New app broadcasts Kenyon’s stream of consciousness

New app broadcasts Kenyon’s stream of consciousness

by Jack Stubbs

Anonymous social media has migrated to the Hill in the form of Yik Yak, an app whose popularity is rising among students in Gambier as well as across the country. Created a mere 10 months ago in November 2013, the app has shown widespread popularity across a range of college campuses and has become a focal talking point among Kenyon students.

Yik Yak serves as an anonymous forum with a GPS feature that allows users to see posts within a 10-mile radius of themselves. Users in the Gambier area have begun posting to the app daily, and due to the relative sparseness of the area surrounding the College, as well as the clientele to which the app caters — the 18-24-year-old age range — almost everything that makes it onto Yik Yak is Kenyon-specific.
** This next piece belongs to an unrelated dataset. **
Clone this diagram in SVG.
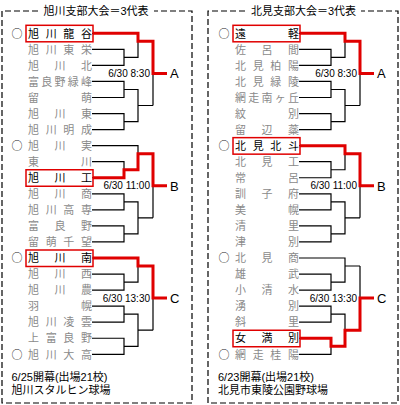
<svg xmlns="http://www.w3.org/2000/svg" xmlns:xlink="http://www.w3.org/1999/xlink" width="400" height="405" viewBox="0 0 400 405">
<style>
.frame{fill:none;stroke:#000;stroke-width:1.2;stroke-dasharray:6 3}
.title{font-family:"Liberation Sans","Noto Sans CJK JP",sans-serif;font-size:11px;fill:#000;text-anchor:middle}
.nm{font-family:"Noto Sans CJK JP",sans-serif;font-size:11px;fill:#8a8a8a}
.nm.win{fill:#000}
.seed{font-family:"Noto Sans CJK JP",sans-serif;font-size:11px;fill:#222}
.box{fill:none;stroke:#e00000;stroke-width:1.5}
.br{fill:none;stroke:#000;stroke-width:1.2}
.rd{fill:none;stroke:#e00000;stroke-width:3}
.dt{font-family:"Liberation Sans",sans-serif;font-size:10px;text-anchor:end;fill:#000}
.lt{font-family:"Liberation Sans",sans-serif;font-size:13px;fill:#000}
.ft{font-family:"Liberation Sans","Noto Sans CJK JP",sans-serif;font-size:11px;fill:#000}
</style>
<defs>
<path id="bk" class="br" d="M92 33.3H138V57.4H124M92 49.35H124V65.4H92M138 41.3H153M92 81.45H124V97.5H92M124 89.5H138V121.6H124M92 113.55H124V129.6H92M138 105.5H153M153 41.3V105.5M153 73.4H167"/>
</defs>
<rect width="400" height="405" fill="#fff"/>

<g id="frames">
<path class="frame" d="M38 11H2V403H192V11H154"/>
<path class="frame" d="M245 11H208V403H398V11H361"/>
<text class="title" x="96" y="14.5">旭川支部大会＝3代表</text>
<text class="title" x="303.5" y="14.5">北見支部大会＝3代表</text>
</g>

<g id="connectors">
<use xlink:href="#bk"/>
<use xlink:href="#bk" transform="translate(0 112.35)"/>
<use xlink:href="#bk" transform="translate(0 224.7)"/>
<use xlink:href="#bk" transform="translate(207 0)"/>
<use xlink:href="#bk" transform="translate(207 112.35)"/>
<use xlink:href="#bk" transform="translate(207 224.7)"/>
<path class="rd" d="M93 33.3H138V41.3H153V73.4H167"/>
<path class="rd" transform="translate(0 112.35)" d="M93 65.4H124V57.4H138V41.3H153V73.4H167"/>
<path class="rd" transform="translate(0 224.7)" d="M93 33.3H138V41.3H153V73.4H167"/>
<path class="rd" transform="translate(207 0)" d="M93 33.3H138V41.3H153V73.4H167"/>
<path class="rd" transform="translate(207 112.35)" d="M93 33.3H138V41.3H153V73.4H167"/>
<path class="rd" transform="translate(207 224.7)" d="M93 113.55H124V121.6H138V105.5H153V73.4H167"/>
</g>

<g id="labels">
<text class="dt" x="150" y="77">6/30 8:30</text>
<text class="lt" x="170" y="78.1">A</text>
<text class="dt" x="150" y="189.4">6/30 11:00</text>
<text class="lt" x="170" y="190.5">B</text>
<text class="dt" x="150" y="301.7">6/30 13:30</text>
<text class="lt" x="170" y="302.8">C</text>
<text class="dt" x="357" y="77">6/30 8:30</text>
<text class="lt" x="377" y="78.1">A</text>
<text class="dt" x="357" y="189.4">6/30 11:00</text>
<text class="lt" x="377" y="190.5">B</text>
<text class="dt" x="357" y="301.7">6/30 13:30</text>
<text class="lt" x="377" y="302.8">C</text>
</g>

<g id="L1"><text class="seed" x="11.5" y="37.5">○</text><rect class="box" x="26" y="25.3" width="67" height="16.5"/><text class="nm win" x="28" y="37.5" textLength="64" lengthAdjust="spacing">旭川龍谷</text></g>
<g id="L2"><text class="nm" x="28" y="53.55" textLength="64" lengthAdjust="spacing">旭川東栄</text></g>
<g id="L3"><text class="nm" x="28" y="69.6" textLength="64" lengthAdjust="spacing">旭川北</text></g>
<g id="L4"><text class="nm" x="28" y="85.65" textLength="64" lengthAdjust="spacing">富良野緑峰</text></g>
<g id="L5"><text class="nm" x="28" y="101.7" textLength="64" lengthAdjust="spacing">留萌</text></g>
<g id="L6"><text class="nm" x="28" y="117.75" textLength="64" lengthAdjust="spacing">旭川東</text></g>
<g id="L7"><text class="nm" x="28" y="133.8" textLength="64" lengthAdjust="spacing">旭川明成</text></g>
<g id="L8"><text class="seed" x="11.5" y="149.85">○</text><text class="nm" x="28" y="149.85" textLength="64" lengthAdjust="spacing">旭川実</text></g>
<g id="L9"><text class="nm" x="28" y="165.9" textLength="64" lengthAdjust="spacing">東川</text></g>
<g id="L10"><rect class="box" x="26" y="169.75" width="67" height="16.5"/><text class="nm win" x="28" y="181.95" textLength="64" lengthAdjust="spacing">旭川工</text></g>
<g id="L11"><text class="nm" x="28" y="198" textLength="64" lengthAdjust="spacing">旭川商</text></g>
<g id="L12"><text class="nm" x="28" y="214.05" textLength="64" lengthAdjust="spacing">旭川高専</text></g>
<g id="L13"><text class="nm" x="28" y="230.1" textLength="64" lengthAdjust="spacing">富良野</text></g>
<g id="L14"><text class="nm" x="28" y="246.15" textLength="64" lengthAdjust="spacing">留萌千望</text></g>
<g id="L15"><text class="seed" x="11.5" y="262.2">○</text><rect class="box" x="26" y="250" width="67" height="16.5"/><text class="nm win" x="28" y="262.2" textLength="64" lengthAdjust="spacing">旭川南</text></g>
<g id="L16"><text class="nm" x="28" y="278.25" textLength="64" lengthAdjust="spacing">旭川西</text></g>
<g id="L17"><text class="nm" x="28" y="294.3" textLength="64" lengthAdjust="spacing">旭川農</text></g>
<g id="L18"><text class="nm" x="28" y="310.35" textLength="64" lengthAdjust="spacing">羽幌</text></g>
<g id="L19"><text class="nm" x="28" y="326.4" textLength="64" lengthAdjust="spacing">旭川凌雲</text></g>
<g id="L20"><text class="nm" x="28" y="342.45" textLength="64" lengthAdjust="spacing">上富良野</text></g>
<g id="L21"><text class="seed" x="11.5" y="358.5">○</text><text class="nm" x="28" y="358.5" textLength="64" lengthAdjust="spacing">旭川大高</text></g>

<g id="R1"><text class="seed" x="218.5" y="37.5">○</text><rect class="box" x="233" y="25.3" width="67" height="16.5"/><text class="nm win" x="235" y="37.5" textLength="64" lengthAdjust="spacing">遠軽</text></g>
<g id="R2"><text class="nm" x="235" y="53.55" textLength="64" lengthAdjust="spacing">佐呂間</text></g>
<g id="R3"><text class="nm" x="235" y="69.6" textLength="64" lengthAdjust="spacing">北見柏陽</text></g>
<g id="R4"><text class="nm" x="235" y="85.65" textLength="64" lengthAdjust="spacing">北見緑陵</text></g>
<g id="R5"><text class="nm" x="235" y="101.7" textLength="64" lengthAdjust="spacing">網走南ヶ丘</text></g>
<g id="R6"><text class="nm" x="235" y="117.75" textLength="64" lengthAdjust="spacing">紋別</text></g>
<g id="R7"><text class="nm" x="235" y="133.8" textLength="64" lengthAdjust="spacing">留辺蘂</text></g>
<g id="R8"><text class="seed" x="218.5" y="149.85">○</text><rect class="box" x="233" y="137.65" width="67" height="16.5"/><text class="nm win" x="235" y="149.85" textLength="64" lengthAdjust="spacing">北見北斗</text></g>
<g id="R9"><text class="nm" x="235" y="165.9" textLength="64" lengthAdjust="spacing">北見工</text></g>
<g id="R10"><text class="nm" x="235" y="181.95" textLength="64" lengthAdjust="spacing">常呂</text></g>
<g id="R11"><text class="nm" x="235" y="198" textLength="64" lengthAdjust="spacing">訓子府</text></g>
<g id="R12"><text class="nm" x="235" y="214.05" textLength="64" lengthAdjust="spacing">美幌</text></g>
<g id="R13"><text class="nm" x="235" y="230.1" textLength="64" lengthAdjust="spacing">清里</text></g>
<g id="R14"><text class="nm" x="235" y="246.15" textLength="64" lengthAdjust="spacing">津別</text></g>
<g id="R15"><text class="seed" x="218.5" y="262.2">○</text><text class="nm" x="235" y="262.2" textLength="64" lengthAdjust="spacing">北見商</text></g>
<g id="R16"><text class="nm" x="235" y="278.25" textLength="64" lengthAdjust="spacing">雄武</text></g>
<g id="R17"><text class="nm" x="235" y="294.3" textLength="64" lengthAdjust="spacing">小清水</text></g>
<g id="R18"><text class="nm" x="235" y="310.35" textLength="64" lengthAdjust="spacing">湧別</text></g>
<g id="R19"><text class="nm" x="235" y="326.4" textLength="64" lengthAdjust="spacing">斜里</text></g>
<g id="R20"><rect class="box" x="233" y="330.25" width="67" height="16.5"/><text class="nm win" x="235" y="342.45" textLength="64" lengthAdjust="spacing">女満別</text></g>
<g id="R21"><text class="seed" x="218.5" y="358.5">○</text><text class="nm" x="235" y="358.5" textLength="64" lengthAdjust="spacing">網走桂陽</text></g>

<g id="footers">
<text class="ft" x="11.5" y="381">6/25開幕(出場21校)</text>
<text class="ft" x="11.5" y="394">旭川スタルヒン球場</text>
<text class="ft" x="218" y="381">6/23開幕(出場21校)</text>
<text class="ft" x="218" y="394">北見市東陵公園野球場</text>
</g>
</svg>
Posts range from Peirce-related complaints to comments on Kenyon’s party culture.

Many of the posts may be merely humorous, but the ramifications of an anonymous app on a campus as tight-knit and integrated as Kenyon’s are troubling.

“It’s pretty recent, but once it started, everyone seems to have it and talk about it,” Indigo Eisendrath ’17 said.

Eisendrath commented on the downside of anonymous posting: the untrustworthy and unverifiable comments. “A lot of the posts are really random … and untrue,” she said.

Despite many students’ willingness to download the app out of curiosity, others worry that Yik Yik enables anonymous users to post offensive or rude remarks without consequences. Although some of the posts “have potential to be rude,” Eisendrath said, they are not necessarily “intended to be offensive.”

Joe Caruso ’17 took a broad and objective look at the app itself: “It can be a form of cyber-bullying … but especially at Kenyon [Yik Yak] is just people joking around,” Caruso said. “Kenyon students do a good job of making the posts funny … but also not making the posts offensive to a specific individual.”

Offensive posts tend to be removed quickly after being flagged. On a campus as small as Kenyon’s, the app has quickly turned into a guessing game of who said what. Caruso feels that the gossip and intrigue generated by Yik Yak is largely harmless.

“Often people will make a post just to see if their friends think it’s funny,” he said. “It’s all in good fun.”